La plus grande fierté de la famille Raku, qui n’a jamais accepté de disciples ni autorisé de branche cadette afin de perfectionner sa tradition et son esprit créatif uniquement par ses descendants, réside probablement dans le fait que toutes les générations successives, tout en appréciant Chôjirô et en intégrant avec talent le souffle de chacune des époques où ils ont vécu, ont su apporter à leurs œuvres une authentique originalité.
(*1) ^ Chôjiro habitait à proximité du palais Jûrakudai construit par Toyotomi Hideyoshi et utilisait la terre sableuse que l’on trouvait à cet endroit.
L’esprit « Shu-Ha-Ri » ou des trois étapes de l’apprentissage
L’exposition se poursuit de la Ire jusqu’à la XVe génération. Des œuvres de ce dernier, présentées dans les trois dernières salles, émane une aura un peu effrayante. Décidant de poursuivre la tradition familiale en 1981, à 27 ans, Raku Kichizaemon XV emploie la technique particulière du yaki-nuki pour produire de nombreuses pièces de facture grossière, tout à fait inédites jusqu’alors dans le monde de la cérémonie du thé. En les voyant, certains maîtres de thé lui ont demandé par quel côté il fallait boire, lui ont fait remarquer qu’ils allaient se couper les lèvres ou qu’ils ne pouvaient pas faire tourner la petite serviette blanche chakin. Il n’en reste pas moins que ces œuvres ont servi de détonateur pour remettre en cause les opinions courantes et le sens des valeurs.
Il est également possible de mieux ressentir la profondeur des pièces exposées en savourant les vers de chacune des poésies de la série de bols. Ils répondent aux thèmes des poèmes de l’artiste, ou sont inspirés par la poésie chinoise classique. Le vase fabriqué à Loubignac, un petit village de France, et les bols de « Raku français » utilisant à dessein la terre blanche de Limoges et les techniques de Raku en vogue dans le monde occidental (à savoir sortir les bols durant le processus de cuisson et les plonger dans la sciure pour une carbonisation forcée), montrent à quel point Kichizaemon s’est libéré des contraintes de la famille Raku et du monde de la cérémonie du thé pour s’adonner entièrement au plaisir de la création.
L’esprit « Shu-Ha-Ri(*2) » de l’ancien Japon respire dans la céramique Raku. Kichizaemon déclare que pour lui, Ha, la destruction, est la détermination vis-à-vis de Shu, la protection, en vue de bondir encore plus loin vers Ri, le départ. En 2007, l’artiste conçoit lui-même l’aile où ses œuvres personnelles sont exposées ainsi que l’univers sous-marin d’une maison de thé unique dans le Sagawa Museum (Moriyama, préfecture de Shiga). Les pièces réalisées pour ce musée par le céramiste, en collaboration avec des artistes étrangers en 2009, font également partie des oeuvres maîtresses de l’exposition.
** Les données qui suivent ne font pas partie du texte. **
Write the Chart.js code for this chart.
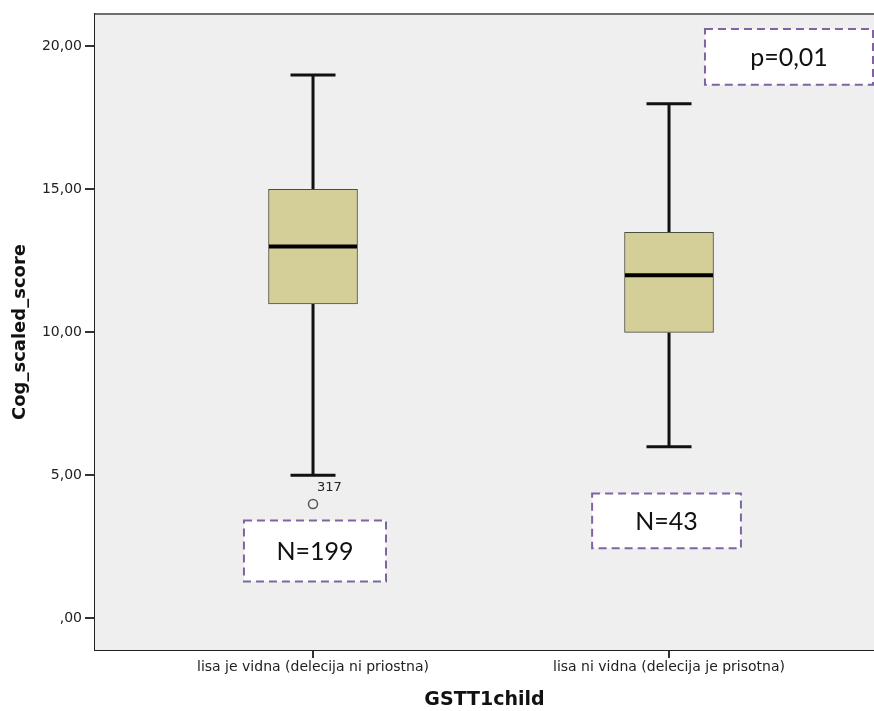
<!DOCTYPE html>
<html>
<head>
<meta charset="utf-8">
<script src="https://cdn.jsdelivr.net/npm/chart.js@4/dist/chart.umd.min.js"></script>
<style>
  html, body { margin: 0; padding: 0; background: #ffffff; }
  #wrap { width: 874px; height: 711px; }
</style>
</head>
<body>
<div id="wrap"><canvas id="c" width="874" height="711"></canvas></div>
<script>
// Groups and their box-plot summaries
const categories = ['lisa je vidna (delecija ni priostna)', 'lisa ni vidna (delecija je prisotna)'];
const whiskerLow = [5, 6];
const q1 = [11, 10];
const median = [13, 12];
const q3 = [15, 13.5];
const whiskerHigh = [19, 18];

// Outlying cases
const outlierGroup = [0];
const outlierValues = [4];
const outlierIds = ['317'];

// Sample sizes and test result
const groupN = [199, 43];
const pValue = '0,01';

// Value axis ticks
const yTicks = [0, 5, 10, 15, 20];

const fmtTick = v => v === 0 ? ',00' : v.toFixed(2).replace('.', ',');

// Plot background and frame
const frame = {
  id: 'frame',
  beforeDatasetsDraw(chart) {
    const { ctx, chartArea: a } = chart;
    ctx.save();
    ctx.fillStyle = '#efefef';
    ctx.fillRect(a.left, a.top, a.right - a.left, a.bottom - a.top);
    ctx.strokeStyle = '#6e6e6e';
    ctx.lineWidth = 2;
    ctx.beginPath();
    ctx.moveTo(a.left, a.top);
    ctx.lineTo(a.right, a.top);
    ctx.stroke();
    ctx.restore();
  }
};

// Whiskers, caps and medians drawn on the chart scales
const whiskers = {
  id: 'whiskers',
  beforeDatasetsDraw(chart) {
    const { ctx, scales: { x, y } } = chart;
    ctx.save();
    ctx.strokeStyle = '#111';
    ctx.lineWidth = 3;
    ctx.lineCap = 'butt';
    categories.forEach((c, i) => {
      const cx = x.getPixelForValue(i + 1);
      const capHalf = 22.5;
      ctx.beginPath();
      ctx.moveTo(cx, y.getPixelForValue(whiskerLow[i]));
      ctx.lineTo(cx, y.getPixelForValue(q1[i]));
      ctx.moveTo(cx, y.getPixelForValue(q3[i]));
      ctx.lineTo(cx, y.getPixelForValue(whiskerHigh[i]));
      ctx.moveTo(cx - capHalf, y.getPixelForValue(whiskerLow[i]));
      ctx.lineTo(cx + capHalf, y.getPixelForValue(whiskerLow[i]));
      ctx.moveTo(cx - capHalf, y.getPixelForValue(whiskerHigh[i]));
      ctx.lineTo(cx + capHalf, y.getPixelForValue(whiskerHigh[i]));
      ctx.stroke();
    });
    ctx.restore();
  },
  afterDatasetsDraw(chart) {
    const { ctx, scales: { x, y } } = chart;
    const boxHalf = 44;
    ctx.save();
    ctx.strokeStyle = '#000';
    ctx.lineWidth = 4;
    categories.forEach((c, i) => {
      const cx = x.getPixelForValue(i + 1);
      const my = y.getPixelForValue(median[i]);
      ctx.beginPath();
      ctx.moveTo(cx - boxHalf, my);
      ctx.lineTo(cx + boxHalf, my);
      ctx.stroke();
    });
    // case labels next to outliers
    ctx.fillStyle = '#222';
    ctx.font = '13px "DejaVu Sans", sans-serif';
    ctx.textAlign = 'left';
    ctx.textBaseline = 'middle';
    outlierValues.forEach((v, k) => {
      const px = x.getPixelForValue(outlierGroup[k] + 1);
      const py = y.getPixelForValue(v);
      ctx.fillText(outlierIds[k], px + 4, py - 16);
    });
    ctx.restore();
  }
};

// Dashed text boxes placed in data space
const notes = [
  { text: 'N=' + groupN[0], x0: 0.806, x1: 1.205, y0: 3.42, y1: 1.29 },
  { text: 'N=' + groupN[1], x0: 1.784, x1: 2.202, y0: 4.37, y1: 2.45 },
  { text: 'p=' + pValue, x0: 2.101, x1: 2.573, y0: 20.61, y1: 18.66 }
];
const noteBoxes = {
  id: 'noteBoxes',
  afterDatasetsDraw(chart) {
    const { ctx, scales: { x, y } } = chart;
    ctx.save();
    notes.forEach(n => {
      const l = x.getPixelForValue(n.x0), r = x.getPixelForValue(n.x1);
      const t = y.getPixelForValue(n.y0), b = y.getPixelForValue(n.y1);
      ctx.fillStyle = '#ffffff';
      ctx.fillRect(l, t, r - l, b - t);
      ctx.setLineDash([8, 5]);
      ctx.strokeStyle = '#8064a2';
      ctx.lineWidth = 2;
      ctx.strokeRect(l, t, r - l, b - t);
      ctx.setLineDash([]);
      ctx.fillStyle = '#111';
      ctx.font = '25px Lato, sans-serif';
      ctx.textAlign = 'center';
      ctx.textBaseline = 'middle';
      ctx.fillText(n.text, (l + r) / 2, (t + b) / 2 + 1);
    });
    ctx.restore();
  }
};

new Chart(document.getElementById('c'), {
  type: 'bar',
  data: {
    datasets: [
      {
        type: 'bar',
        data: categories.map((c, i) => ({ x: i + 1, y: [q1[i], q3[i]] })),
        backgroundColor: '#d4cf99',
        borderColor: '#4d4d40',
        borderWidth: 1,
        borderSkipped: false,
        barThickness: 89,
        order: 2
      },
      {
        type: 'scatter',
        data: outlierValues.map((v, k) => ({ x: outlierGroup[k] + 1, y: v })),
        pointStyle: 'circle',
        radius: 4.5,
        borderColor: '#555',
        backgroundColor: 'rgba(0,0,0,0)',
        borderWidth: 1.5,
        order: 1
      }
    ]
  },
  options: {
    responsive: false,
    animation: false,
    devicePixelRatio: 1,
    layout: { autoPadding: false, padding: { top: 14, right: 0, left: 0, bottom: 0 } },
    plugins: { legend: { display: false }, tooltip: { enabled: false } },
    scales: {
      x: {
        type: 'linear',
        offset: false,
        min: 0.3876,
        max: 2.5758,
        afterBuildTicks: s => { s.ticks = categories.map((c, i) => ({ value: i + 1 })); },
        afterFit: s => { s.height = 61; s.paddingRight = 0; s.paddingLeft = 0; },
        ticks: {
          callback: v => categories[v - 1],
          color: '#222',
          font: { family: '"DejaVu Sans", sans-serif', size: 14 },
          padding: 1,
          maxRotation: 0,
          autoSkip: false
        },
        grid: { display: true, offset: false, drawOnChartArea: false, tickLength: 8, color: '#333', lineWidth: 2 },
        border: { display: true, color: '#222', width: 2 },
        title: {
          display: true,
          text: 'GSTT1child',
          color: '#111',
          font: { family: '"DejaVu Sans", sans-serif', size: 19, weight: 'bold' },
          padding: { top: 0, bottom: 0 }
        }
      },
      y: {
        type: 'linear',
        min: -1.107,
        max: 21.135,
        afterBuildTicks: s => { s.ticks = yTicks.map(v => ({ value: v })); },
        afterFit: s => { s.width = 95; },
        ticks: {
          callback: v => fmtTick(v),
          color: '#222',
          font: { family: '"DejaVu Sans", sans-serif', size: 14 },
          padding: 3
        },
        grid: { display: true, drawOnChartArea: false, tickLength: 10, color: '#333', lineWidth: 2 },
        border: { display: true, color: '#222', width: 2 },
        title: {
          display: true,
          text: 'Cog_scaled_score',
          color: '#111',
          font: { family: '"DejaVu Sans", sans-serif', size: 18, weight: 'bold' },
          padding: { top: 10, bottom: 0 }
        }
      }
    }
  },
  plugins: [frame, whiskers, noteBoxes]
});
</script>
</body>
</html>
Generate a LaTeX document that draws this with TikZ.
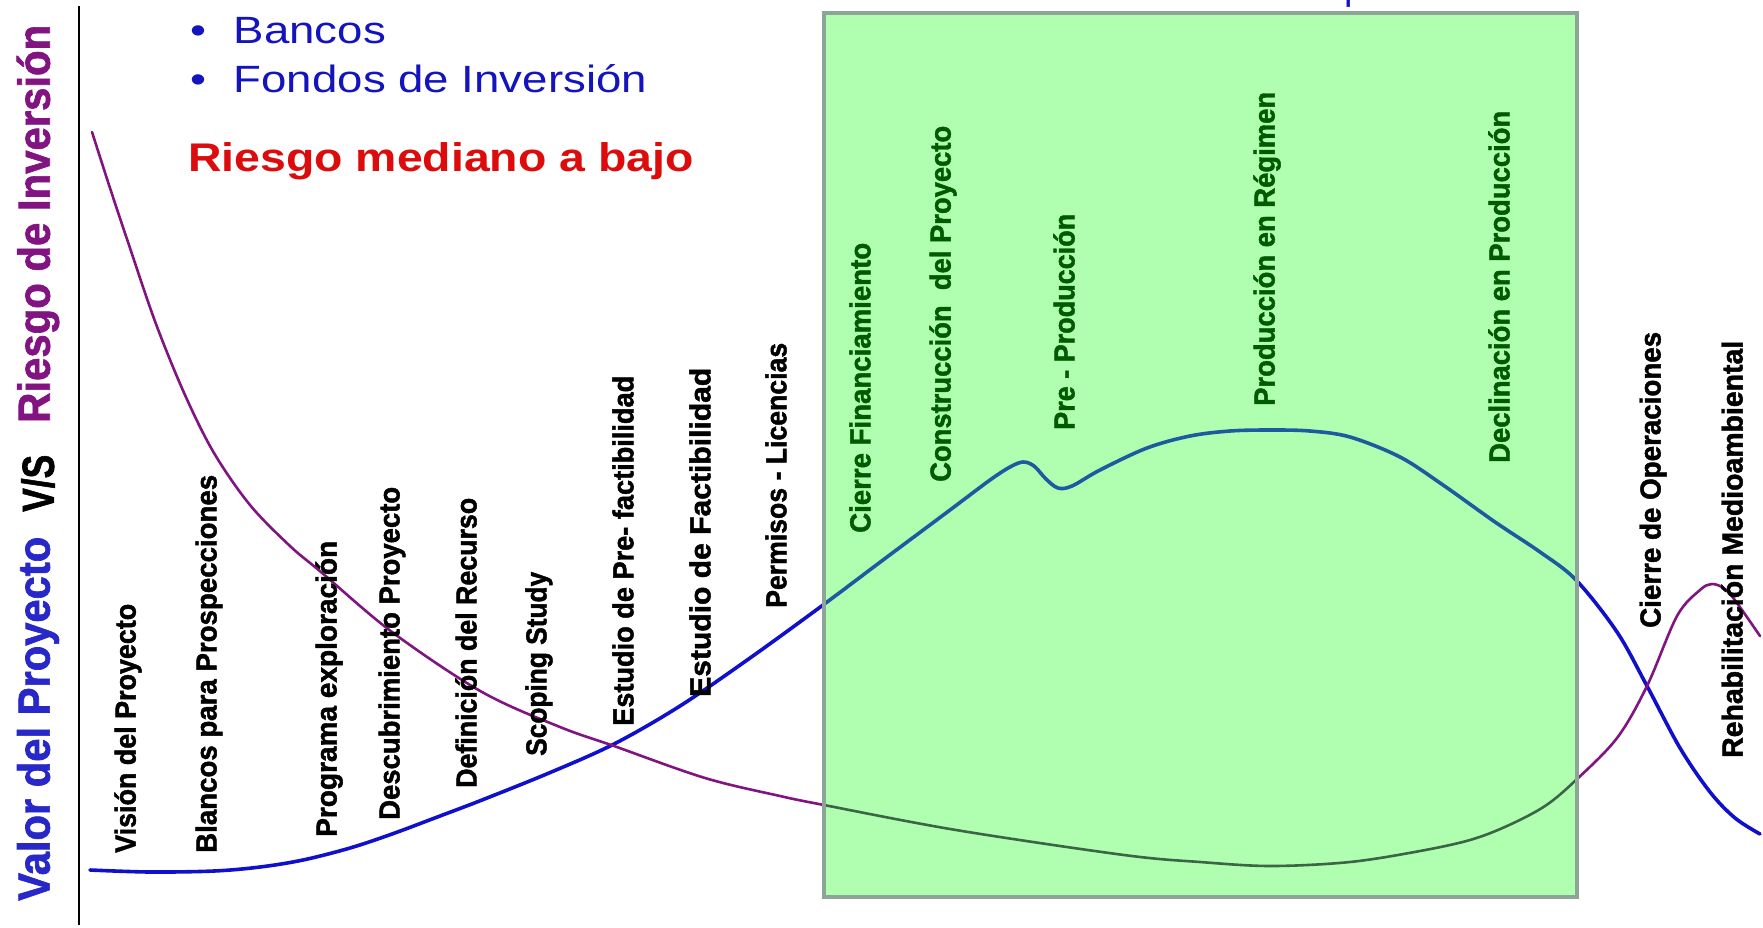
\documentclass[tikz,border=0pt]{standalone}
\usepackage{fontspec}
\setmainfont{Liberation Sans}
\newfontfamily\heavyfont{Liberation Sans}[BoldFeatures={FakeBold=1.6}]
\usepackage{graphicx}
\definecolor{valblue}{RGB}{16,16,204}
\definecolor{riskpurple}{RGB}{128,20,128}
\definecolor{valin}{RGB}{30,90,160}
\definecolor{riskin}{RGB}{60,100,70}
\definecolor{rectfill}{RGB}{176,255,176}
\definecolor{rectborder}{RGB}{140,165,150}
\definecolor{labgreen}{RGB}{0,90,0}
\definecolor{titleblue}{RGB}{20,20,190}
\definecolor{titlered}{RGB}{220,12,12}
\definecolor{yblue}{RGB}{40,40,200}
\definecolor{ypurple}{RGB}{130,20,130}
\newcommand\fitlab[2]{\resizebox{#1pt}{\height}{#2}}
\newcommand\bluecurve{plot[smooth,tension=0.55] coordinates {(90,870) (150,872) (214,871) (260,867) (303,860) (350,848) (392,834) (440,816) (482,800) (549,773) (614,744) (680,706) (750,658) (823,605) (883,560) (950,510) (990,480) (1010,467) (1023,462) (1034,466) (1046,479) (1058,488) (1072,486) (1100,470) (1147,448) (1190,436) (1230,431) (1270,430) (1310,431) (1350,437) (1400,457) (1443,485) (1495,522) (1540,552) (1576,580) (1617,632) (1647,686) (1680,748) (1710,792) (1735,818) (1760,834)}}
\newcommand\riskcurve{plot[smooth,tension=0.55] coordinates {(92,132) (110,188) (130,248) (156,324) (185,395) (214,453) (250,505) (290,546) (321,572) (392,632) (482,692) (560,727) (614,746) (705,778) (780,796) (824,805) (956,830) (1124,855) (1200,862) (1271,866) (1350,862) (1420,851) (1470,840) (1507,826) (1545,806) (1576,780) (1617,738) (1647,686) (1677,616) (1700,590) (1712,584) (1725,589) (1737,603) (1760,636)}}
\begin{document}
\begin{tikzpicture}[x=1pt,y=-1pt,
  lab/.style={rotate=90,anchor=west,inner sep=0pt,font=\fontsize{29}{31}\heavyfont\bfseries},
  outlab/.style={lab,text=black},
  inlab/.style={lab,text=labgreen},
  ylab/.style={rotate=90,anchor=west,inner sep=0pt,font=\fontsize{45}{47}\heavyfont\bfseries},
  listtext/.style={anchor=base west,inner sep=0pt,text=titleblue,font=\fontsize{38}{40}\selectfont},
  valline/.style={line width=3.6pt,line join=round,line cap=round},
  riskline/.style={line width=2.6pt,line join=round,line cap=round}]
\useasboundingbox[fill=white] (0,0) rectangle (1763,927);
% axis
\coordinate (axtop) at (79,6);
\coordinate (axbot) at (79,925);
\draw[line width=2.6pt,black] (axtop) -- (axbot);
% curves (outside colours)
\draw[valline,draw=valblue] \bluecurve;
\draw[riskline,draw=riskpurple] \riskcurve;
% green zone
\fill[rectfill] (824,13) rectangle (1577,897);
\begin{scope}
  \clip (824,13) rectangle (1577,897);
  \draw[valline,draw=valin] \bluecurve;
  \draw[riskline,draw=riskin] \riskcurve;
\end{scope}
\draw[rectborder,line width=4pt] (824,13) rectangle (1577,897);
% y-axis title
\node[ylab,text=yblue] (yv) at (38,901) {\fitlab{364}{Valor del Proyecto}};
\node[ylab,text=black] (ys) at (38,512) {\fitlab{57}{V/S}};
\node[ylab,text=ypurple] (yr) at (38,423) {\fitlab{398}{Riesgo de Inversión}};
% top texts
\begin{scope}
  \clip (0,0) rectangle (1763,927);
  \node[listtext] (cut) at (1344,-1) {p};
\end{scope}
\node[listtext] (l1) at (190,43) {\scalebox{1.2}[1]{\textbullet\hspace{23pt}Bancos}};
\node[listtext] (l2) at (190,92) {\scalebox{1.2}[1]{\textbullet\hspace{23pt}Fondos de Inversión}};
\node[anchor=base west,inner sep=0pt,text=titlered,font=\fontsize{40}{44}\selectfont\bfseries] (risk) at (188,171) {\scalebox{1.16}[1]{Riesgo mediano a bajo}};
% stage labels
\node[outlab] (s1) at (128,853) {\fitlab{249}{Visión del Proyecto}};
\node[outlab] (s2) at (209,853) {\fitlab{378}{Blancos para Prospecciones}};
\node[outlab] (s3) at (329,837) {\fitlab{296}{Programa exploración}};
\node[outlab] (s4) at (392,820) {\fitlab{333}{Descubrimiento Proyecto}};
\node[outlab] (s5) at (466,788) {\fitlab{290}{Definición del Recurso}};
\node[outlab] (s6) at (539,756) {\fitlab{184}{Scoping Study}};
\node[outlab] (s7) at (623,726) {\fitlab{350}{Estudio de Pre- factibilidad}};
\node[outlab] (s8) at (700,697) {\fitlab{329}{Estudio de Factibilidad}};
\node[outlab] (s9) at (776,608) {\fitlab{265}{Permisos - Licencias}};
\node[inlab] (s10) at (860,533) {\fitlab{290}{Cierre Financiamiento}};
\node[inlab] (s11) at (943,482) {\fitlab{356}{Construcción\ \ del Proyecto}};
\node[inlab] (s12) at (1064,430) {\fitlab{216}{Pre - Producción}};
\node[inlab] (s13) at (1267,406) {\fitlab{314}{Producción en Régimen}};
\node[inlab] (s14) at (1499,463) {\fitlab{352}{Declinación en Producción}};
\node[outlab] (s15) at (1653,628) {\fitlab{296}{Cierre de Operaciones}};
\node[outlab] (s16) at (1732,758) {\fitlab{417}{Rehabilitación Medioambiental}};
\end{tikzpicture}
\end{document}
Cette exposition du Musée national d’art moderne de Tokyo permet de suivre les évolutions de chacun des représentants successifs de la famille Raku qui, tout en oscillant intensément entre tradition et création, ont su créer des œuvres empreintes d’une très forte spiritualité. Et dans la dernière salle, le visiteur est accueilli par un bol Raku noir yaki-nuki de Kichizaemon, silencieux mais infiniment présent, qui semble donner voix à l’état d’esprit actuel de l’artiste où résonnerait ses paroles nous disant : « Tel le rocher, je souhaite vivre à jamais une existence paisible. »
« Je voulais modifier en fonction d’une perspective contemporaine l’univers du Raku qui s’est poursuivi de manière ininterrompue », déclare Matsubara Ryûichi, conservateur en chef du Musée national d’art moderne de Kyoto qui a conçu l’exposition. À l’occasion de l’exposition circulée à Tokyo, au 4e étage du musée, une présentation tout à fait originale met en scène deux bols Raku noirs, l’un de Chôjirô et l’autre de Kichizaemon XV, confrontés en arrière-plan sur une vidéo créée par l’artiste Takatani Shirô, avec quatre peintures contemporaines conservées par le musée disposées sur la surface opposée.
(Article de Kawakatsu Miki. Photos : Kawamoto Seiya)
(*2) ^ Principe de Sen no Rikyû selon lequel il est important, tout en protégeant et poursuivant l’enseignement reçu, de le détruire un jour et de s’en séparer, sans toutefois oublier qu’il s’agit là de l’esprit fondamental.